4. Perdida. Antena 3
De entre el ramillete de estrenos de las cadenas generalistas españolas -Néboa, Vivir sin permiso, El pueblo- nos quedamos con Perdida, la nueva serie producida por el grupo Atresmedia y creada por Natxo López, Ruth García y David Oliva que se estrenó el pasado día 14 (y que también se puede ver a través de ATRESplayer PREMIUM). Lo más interesante de su episodio inicial es su narración desestructurada: Antonio Santos (Daniel Grao) ingresa en una cárcel colombiana tras ser detenido transportando cocaína en su estómago; 13 años antes, su hija Soledad desaparece sin dejar rastro (lógicamente, los dos hechos están relacionados). Es cierto que los subrayados musicales y unas decisiones visuales excesivamente enfáticas -esos flashbacks que insisten en retratar el litoral valenciano como una postal de tienda de souvenirs muy en la peligrosa línea de El embarcadero- deslucen un tanto una apuesta dramática que rehúye la resolución de un misterio -esto no es un ¿qué habrá pasado con la niña?- y se centra en la motivación de unos personajes marcados por un suceso que ha destrozado sus vidas. Desde el final del piloto sabemos qué ha sucedido con Soledad y lo que nos importa son otras muchas cosas: saber cómo su padre ha hecho lo que ha hecho -tras Gigantes, Grao sigue en un muy buen estado de forma-; ver cómo reaccionará la escasa familia que le queda (su madre, su exmujer) cuando descubran qué es lo que ha hecho; preguntarnos qué hace la policía con un caso que se reactiva tras más de una década en vía muerta, …

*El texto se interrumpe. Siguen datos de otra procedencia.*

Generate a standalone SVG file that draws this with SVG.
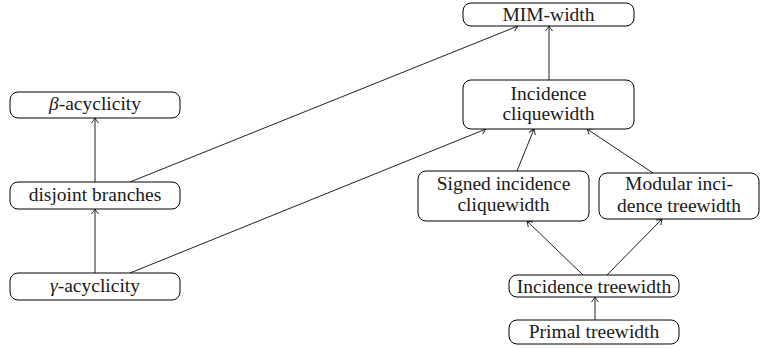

Perdida, que en su vertiente carcelaria recuerda por momentos a El marginal (Sebastián Ortega & Israel Caetano, 2016), se sostiene gracias a la astucia de unos guiones que, más allá de los giros argumentales, están repletos de personajes llenos de contradicciones que surgen cuando la consecución de sus objetivos es justificación suficiente para vadear cualquier obstáculo, ya sea de orden moral o práctico. El buen trabajo de casting que hace uno se crea a una tipa como Angelita (volcánica, como siempre, Adriana Paz) hace el resto. Su duración -45 minutos por capítulo- también ayuda.